» **Instructions for the task**:
Extract and list every line that contains the word "this".
#### Raw data ####
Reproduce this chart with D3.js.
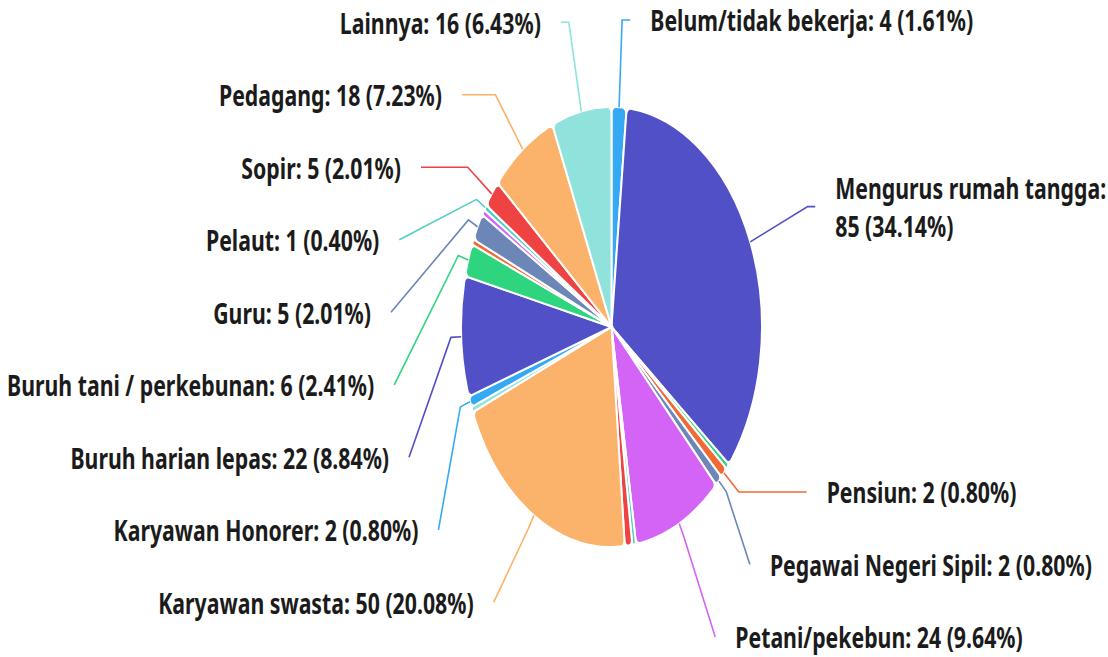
####
#### Raw data ####
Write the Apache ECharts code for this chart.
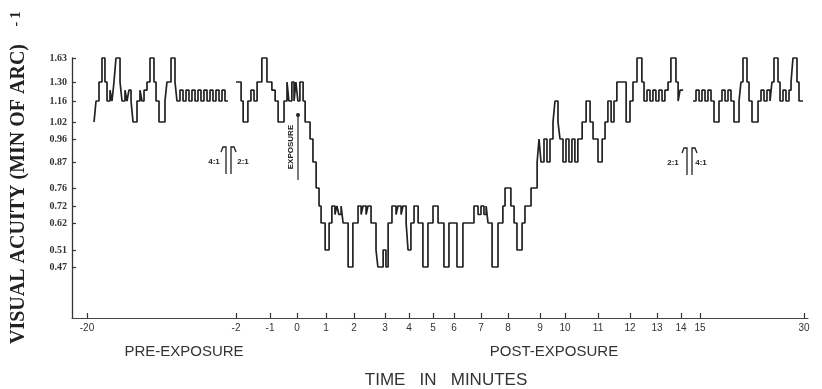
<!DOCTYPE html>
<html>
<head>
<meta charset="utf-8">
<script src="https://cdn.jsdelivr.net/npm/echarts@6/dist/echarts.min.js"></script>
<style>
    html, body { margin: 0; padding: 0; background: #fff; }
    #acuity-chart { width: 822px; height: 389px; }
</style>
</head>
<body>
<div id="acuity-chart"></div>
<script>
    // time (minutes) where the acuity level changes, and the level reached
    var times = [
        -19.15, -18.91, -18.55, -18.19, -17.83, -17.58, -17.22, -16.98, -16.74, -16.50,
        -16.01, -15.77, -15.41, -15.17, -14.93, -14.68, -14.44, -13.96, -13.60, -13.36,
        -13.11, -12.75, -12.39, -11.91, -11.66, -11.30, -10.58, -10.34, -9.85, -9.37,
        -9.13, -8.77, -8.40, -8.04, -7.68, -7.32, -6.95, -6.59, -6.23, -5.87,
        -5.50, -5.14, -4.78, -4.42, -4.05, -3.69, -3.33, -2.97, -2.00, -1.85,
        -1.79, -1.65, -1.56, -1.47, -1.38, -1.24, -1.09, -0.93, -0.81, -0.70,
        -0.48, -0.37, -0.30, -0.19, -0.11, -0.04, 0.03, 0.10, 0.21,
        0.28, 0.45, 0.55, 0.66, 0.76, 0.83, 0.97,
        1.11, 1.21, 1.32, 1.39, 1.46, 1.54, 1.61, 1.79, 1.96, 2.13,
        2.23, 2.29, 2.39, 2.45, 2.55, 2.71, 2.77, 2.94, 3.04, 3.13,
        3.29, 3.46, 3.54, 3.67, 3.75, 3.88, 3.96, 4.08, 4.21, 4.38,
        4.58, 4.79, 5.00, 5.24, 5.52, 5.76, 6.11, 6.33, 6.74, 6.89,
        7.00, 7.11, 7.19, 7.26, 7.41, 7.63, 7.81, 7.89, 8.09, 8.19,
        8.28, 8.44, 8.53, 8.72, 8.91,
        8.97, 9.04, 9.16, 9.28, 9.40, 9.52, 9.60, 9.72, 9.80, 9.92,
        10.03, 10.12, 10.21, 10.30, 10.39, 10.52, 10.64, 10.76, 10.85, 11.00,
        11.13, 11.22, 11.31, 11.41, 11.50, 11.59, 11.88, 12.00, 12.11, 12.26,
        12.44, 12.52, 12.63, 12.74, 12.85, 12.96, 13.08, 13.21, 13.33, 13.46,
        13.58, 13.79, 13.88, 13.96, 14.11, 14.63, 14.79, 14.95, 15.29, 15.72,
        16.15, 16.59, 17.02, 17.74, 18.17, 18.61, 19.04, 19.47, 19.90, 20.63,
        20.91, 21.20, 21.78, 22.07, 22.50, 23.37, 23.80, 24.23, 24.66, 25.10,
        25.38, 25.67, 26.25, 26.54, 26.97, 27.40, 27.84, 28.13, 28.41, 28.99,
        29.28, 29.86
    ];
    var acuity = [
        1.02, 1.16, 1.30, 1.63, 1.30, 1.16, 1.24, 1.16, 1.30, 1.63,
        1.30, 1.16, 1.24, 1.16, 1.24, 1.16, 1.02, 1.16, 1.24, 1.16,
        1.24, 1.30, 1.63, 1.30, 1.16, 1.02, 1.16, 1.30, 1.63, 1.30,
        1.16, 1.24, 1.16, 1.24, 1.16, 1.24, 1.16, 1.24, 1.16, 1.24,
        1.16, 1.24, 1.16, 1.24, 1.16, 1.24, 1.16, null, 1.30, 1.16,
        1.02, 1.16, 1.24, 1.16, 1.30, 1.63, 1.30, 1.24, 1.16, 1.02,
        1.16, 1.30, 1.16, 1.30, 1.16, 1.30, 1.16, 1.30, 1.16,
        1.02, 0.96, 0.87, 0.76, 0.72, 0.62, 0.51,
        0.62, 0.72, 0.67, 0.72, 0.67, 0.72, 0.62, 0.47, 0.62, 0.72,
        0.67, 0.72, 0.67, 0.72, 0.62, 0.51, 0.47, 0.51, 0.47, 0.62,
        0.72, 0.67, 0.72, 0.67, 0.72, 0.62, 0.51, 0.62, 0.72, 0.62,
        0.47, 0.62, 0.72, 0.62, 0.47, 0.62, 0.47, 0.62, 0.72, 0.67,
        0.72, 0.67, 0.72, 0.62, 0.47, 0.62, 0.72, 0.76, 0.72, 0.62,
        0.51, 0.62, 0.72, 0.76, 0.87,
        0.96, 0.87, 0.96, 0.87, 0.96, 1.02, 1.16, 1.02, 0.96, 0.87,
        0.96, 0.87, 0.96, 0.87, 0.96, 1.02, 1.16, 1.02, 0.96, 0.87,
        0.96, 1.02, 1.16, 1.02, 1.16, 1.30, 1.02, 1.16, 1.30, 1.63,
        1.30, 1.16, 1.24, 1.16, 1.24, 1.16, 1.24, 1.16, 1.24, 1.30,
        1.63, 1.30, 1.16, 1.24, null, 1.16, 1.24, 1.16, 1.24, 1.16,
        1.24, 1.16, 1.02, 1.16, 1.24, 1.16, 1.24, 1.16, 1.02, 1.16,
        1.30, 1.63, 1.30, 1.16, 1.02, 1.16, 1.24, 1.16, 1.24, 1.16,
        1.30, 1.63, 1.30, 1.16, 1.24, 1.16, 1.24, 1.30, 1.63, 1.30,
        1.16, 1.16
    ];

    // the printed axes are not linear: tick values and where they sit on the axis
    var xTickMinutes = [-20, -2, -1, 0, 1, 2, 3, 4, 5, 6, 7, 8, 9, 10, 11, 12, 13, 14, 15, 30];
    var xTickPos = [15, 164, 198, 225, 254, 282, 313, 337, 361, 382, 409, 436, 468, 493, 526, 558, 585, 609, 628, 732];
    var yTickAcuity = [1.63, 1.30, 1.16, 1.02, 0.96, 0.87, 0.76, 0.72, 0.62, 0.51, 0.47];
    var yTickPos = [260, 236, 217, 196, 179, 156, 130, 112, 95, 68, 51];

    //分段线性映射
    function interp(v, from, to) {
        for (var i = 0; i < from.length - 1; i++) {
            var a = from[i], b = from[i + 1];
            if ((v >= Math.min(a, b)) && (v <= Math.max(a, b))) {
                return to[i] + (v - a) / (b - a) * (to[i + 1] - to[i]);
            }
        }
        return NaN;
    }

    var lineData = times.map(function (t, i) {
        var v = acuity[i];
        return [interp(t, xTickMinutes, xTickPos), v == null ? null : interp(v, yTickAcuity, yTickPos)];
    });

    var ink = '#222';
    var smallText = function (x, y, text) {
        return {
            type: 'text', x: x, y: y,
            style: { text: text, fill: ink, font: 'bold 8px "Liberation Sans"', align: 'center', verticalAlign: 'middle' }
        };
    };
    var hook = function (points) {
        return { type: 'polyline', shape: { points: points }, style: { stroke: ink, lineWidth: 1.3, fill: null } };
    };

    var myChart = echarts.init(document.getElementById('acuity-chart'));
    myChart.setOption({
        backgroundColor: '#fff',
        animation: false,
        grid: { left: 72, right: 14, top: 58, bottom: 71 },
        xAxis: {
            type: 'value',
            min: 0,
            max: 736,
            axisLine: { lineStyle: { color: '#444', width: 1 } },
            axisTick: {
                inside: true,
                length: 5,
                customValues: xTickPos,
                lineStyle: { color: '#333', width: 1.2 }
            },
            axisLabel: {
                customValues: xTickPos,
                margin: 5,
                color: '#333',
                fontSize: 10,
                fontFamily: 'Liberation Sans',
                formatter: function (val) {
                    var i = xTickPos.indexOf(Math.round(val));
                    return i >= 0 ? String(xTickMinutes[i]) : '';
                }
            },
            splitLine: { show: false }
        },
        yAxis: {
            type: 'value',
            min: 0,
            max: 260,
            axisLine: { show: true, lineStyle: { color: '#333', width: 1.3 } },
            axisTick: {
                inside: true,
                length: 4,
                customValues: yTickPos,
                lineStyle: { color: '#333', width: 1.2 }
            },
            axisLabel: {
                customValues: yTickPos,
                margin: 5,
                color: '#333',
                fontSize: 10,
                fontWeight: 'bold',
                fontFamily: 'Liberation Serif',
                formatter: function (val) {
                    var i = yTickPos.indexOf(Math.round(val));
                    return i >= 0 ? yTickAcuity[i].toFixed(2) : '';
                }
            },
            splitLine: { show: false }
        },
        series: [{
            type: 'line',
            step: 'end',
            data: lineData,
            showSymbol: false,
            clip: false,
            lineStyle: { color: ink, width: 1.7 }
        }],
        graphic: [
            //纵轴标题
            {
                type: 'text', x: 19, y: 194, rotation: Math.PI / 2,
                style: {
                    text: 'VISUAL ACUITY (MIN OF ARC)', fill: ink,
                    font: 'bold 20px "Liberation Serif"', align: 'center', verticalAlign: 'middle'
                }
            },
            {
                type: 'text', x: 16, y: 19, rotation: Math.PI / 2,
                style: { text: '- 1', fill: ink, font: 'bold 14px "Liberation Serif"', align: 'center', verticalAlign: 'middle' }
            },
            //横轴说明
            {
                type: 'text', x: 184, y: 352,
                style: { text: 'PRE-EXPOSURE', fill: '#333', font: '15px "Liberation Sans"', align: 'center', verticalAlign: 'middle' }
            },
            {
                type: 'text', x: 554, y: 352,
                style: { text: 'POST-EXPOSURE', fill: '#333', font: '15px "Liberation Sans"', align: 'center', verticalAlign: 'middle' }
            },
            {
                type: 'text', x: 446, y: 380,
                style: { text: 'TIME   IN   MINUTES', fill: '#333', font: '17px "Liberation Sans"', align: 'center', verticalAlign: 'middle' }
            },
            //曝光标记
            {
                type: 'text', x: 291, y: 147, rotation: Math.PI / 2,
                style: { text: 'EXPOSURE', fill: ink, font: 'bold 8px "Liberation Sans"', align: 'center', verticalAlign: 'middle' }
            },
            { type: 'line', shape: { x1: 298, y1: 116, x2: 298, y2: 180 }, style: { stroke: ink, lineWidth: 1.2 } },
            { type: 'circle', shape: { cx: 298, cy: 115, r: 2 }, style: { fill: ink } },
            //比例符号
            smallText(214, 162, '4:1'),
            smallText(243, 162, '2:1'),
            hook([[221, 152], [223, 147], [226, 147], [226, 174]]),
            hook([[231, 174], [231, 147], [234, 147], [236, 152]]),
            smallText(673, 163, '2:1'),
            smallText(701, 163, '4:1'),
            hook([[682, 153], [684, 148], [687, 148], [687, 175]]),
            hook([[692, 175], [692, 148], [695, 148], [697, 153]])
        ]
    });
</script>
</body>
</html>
####
» **Result**:
Reproduce this chart with D3.js.
Write the Apache ECharts code for this chart.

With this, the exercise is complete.